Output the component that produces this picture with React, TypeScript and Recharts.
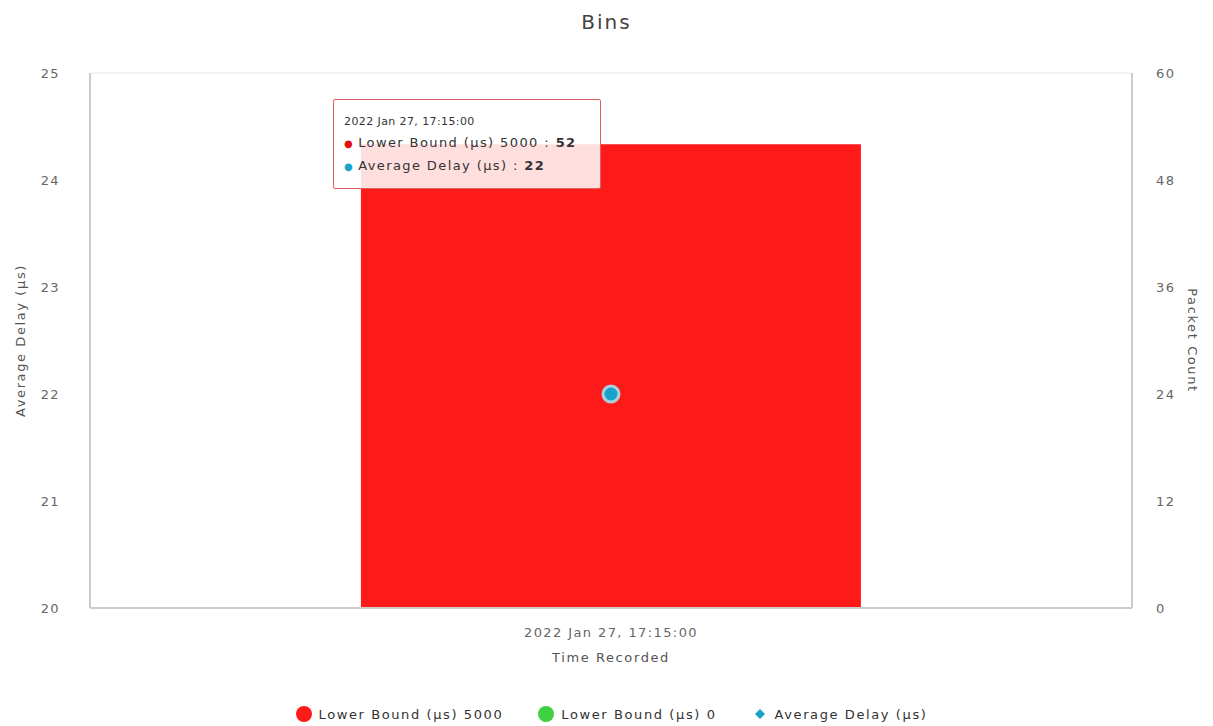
import React from 'react';
import { ComposedChart, Bar, Line, XAxis, YAxis, CartesianGrid, Tooltip, Legend } from 'recharts';

const times = ['2022 Jan 27, 17:15:00'];
const bound5000 = [52];
const bound0 = [0];
const avgDelay = [22];

const delayTicks = [20, 21, 22, 23, 24, 25];
const countTicks = [0, 12, 24, 36, 48, 60];

const legendItems = [
  { name: 'Lower Bound (µs) 5000', color: '#ff1a1a', shape: 'circle' },
  { name: 'Lower Bound (µs) 0', color: '#3fd13f', shape: 'circle' },
  { name: 'Average Delay (µs)', color: '#1aa3c8', shape: 'diamond' },
];

const FONT = '"DejaVu Sans", "Open Sans", sans-serif';
const tickStyle = { fill: '#666', fontSize: 13, fontFamily: FONT, letterSpacing: 1.4 };
const labelStyle = { fill: '#555', fontSize: 13, fontFamily: FONT, letterSpacing: 1.6 };

const BinsLegend = () => (
  <div style={{ height: 64, display: 'flex', justifyContent: 'center', alignItems: 'flex-end', paddingBottom: 3, boxSizing: 'border-box', gap: 34, fontFamily: FONT, fontSize: 13, letterSpacing: 1.6, color: '#333' }}>
    {legendItems.map((it) => (
      <div key={it.name} style={{ display: 'flex', alignItems: 'center', gap: 6 }}>
        <svg width={18} height={18}>
          {it.shape === 'circle' ? (
            <circle cx={9} cy={9} r={8} fill={it.color} />
          ) : (
            <path d="M9 4 L14 9 L9 14 L4 9 Z" fill={it.color} />
          )}
        </svg>
        <span>{it.name}</span>
      </div>
    ))}
  </div>
);

const BinsTooltip = ({ active, payload, label }: any) => {
  if (!active || !payload || !payload.length) return null;
  const rows = payload.filter((p: any) => p.dataKey !== 'b0');
  return (
    <div style={{
      background: 'rgba(255,255,255,0.86)', border: '1px solid #e06060', borderRadius: 2,
      padding: '15px 8px 10px 10px', fontFamily: FONT, color: '#333', width: 268, boxSizing: 'border-box',
    }}>
      <div style={{ fontSize: 11, letterSpacing: 0.4, marginBottom: 4 }}>{label}</div>
      {rows.map((p: any) => (
        <div key={p.dataKey} style={{ fontSize: 13, letterSpacing: 1.4, lineHeight: '22px', whiteSpace: 'nowrap' }}>
          <span style={{ color: p.dataKey === 'avg' ? '#1aa3c8' : '#e01010', fontSize: 10, marginRight: 4 }}>●</span>
          {p.name} : <b>{p.value}</b>
        </div>
      ))}
    </div>
  );
};

export default function App() {
  const data = times.map((t, i) => ({ time: t, b5000: bound5000[i], b0: bound0[i], avg: avgDelay[i] }));

  return (
    <div style={{ position: 'absolute', left: 0, top: 0, width: 1213, height: 726, background: '#fff' }}>
      <div style={{ position: 'absolute', left: 0, top: 10, width: 1213, textAlign: 'center', fontFamily: FONT, fontSize: 20, letterSpacing: 2, color: '#444' }}>
        Bins
      </div>
      <ComposedChart width={1213} height={726} data={data} barCategoryGap="26%"
        margin={{ top: 73, right: 21, bottom: 0, left: 30 }}>
        <CartesianGrid stroke="#e8e8e8" vertical={false} />
        <XAxis dataKey="time" tick={tickStyle} height={54}
          axisLine={{ stroke: '#cccccc', strokeWidth: 2 }} tickLine={false} tickMargin={14}
          label={{ value: 'Time Recorded', position: 'insideBottom', offset: 0, ...labelStyle }} />
        <YAxis yAxisId="delay" domain={[20, 25]} ticks={delayTicks} width={60}
          tick={tickStyle} axisLine={{ stroke: '#cccccc', strokeWidth: 2 }}
          tickLine={false} tickMargin={24}
          label={{ value: 'Average Delay (µs)', angle: -90, position: 'insideLeft', offset: -10, ...labelStyle, style: { textAnchor: 'middle' } }} />
        <YAxis yAxisId="count" orientation="right" domain={[0, 60]} ticks={countTicks} width={60}
          tick={tickStyle} axisLine={{ stroke: '#cccccc', strokeWidth: 2 }}
          tickLine={false} tickMargin={18}
          label={{ value: 'Packet Count', angle: 90, position: 'insideRight', offset: -1, ...labelStyle, style: { textAnchor: 'middle' } }} />
        <Tooltip content={<BinsTooltip />} active defaultIndex={0} cursor={false}
          position={{ x: 333, y: 99 }} isAnimationActive={false} />
        <Legend verticalAlign="bottom" height={64} content={() => <BinsLegend />} />
        <Bar yAxisId="count" dataKey="b5000" name="Lower Bound (µs) 5000" stackId="s" fill="#ff1a1a" isAnimationActive={false} />
        <Bar yAxisId="count" dataKey="b0" name="Lower Bound (µs) 0" stackId="s" fill="#3fd13f" isAnimationActive={false} />
        <Line yAxisId="delay" dataKey="avg" name="Average Delay (µs)" stroke="#1aa3c8"
          dot={{ r: 8, fill: '#1aa3c8', stroke: '#a8d0e0', strokeWidth: 3 }} activeDot={false} isAnimationActive={false} />
      </ComposedChart>
    </div>
  );
}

• What is needed
Make an exact copy of the lines from the top of the material through the line with "FONT, letterSpacing: 1.6", pictures excluded.

• Problem solution
Output the component that produces this picture with React, TypeScript and Recharts.
import React from 'react';
import { ComposedChart, Bar, Line, XAxis, YAxis, CartesianGrid, Tooltip, Legend } from 'recharts';

const times = ['2022 Jan 27, 17:15:00'];
const bound5000 = [52];
const bound0 = [0];
const avgDelay = [22];

const delayTicks = [20, 21, 22, 23, 24, 25];
const countTicks = [0, 12, 24, 36, 48, 60];

const legendItems = [
  { name: 'Lower Bound (µs) 5000', color: '#ff1a1a', shape: 'circle' },
  { name: 'Lower Bound (µs) 0', color: '#3fd13f', shape: 'circle' },
  { name: 'Average Delay (µs)', color: '#1aa3c8', shape: 'diamond' },
];

const FONT = '"DejaVu Sans", "Open Sans", sans-serif';
const tickStyle = { fill: '#666', fontSize: 13, fontFamily: FONT, letterSpacing: 1.4 };
const labelStyle = { fill: '#555', fontSize: 13, fontFamily: FONT, letterSpacing: 1.6 };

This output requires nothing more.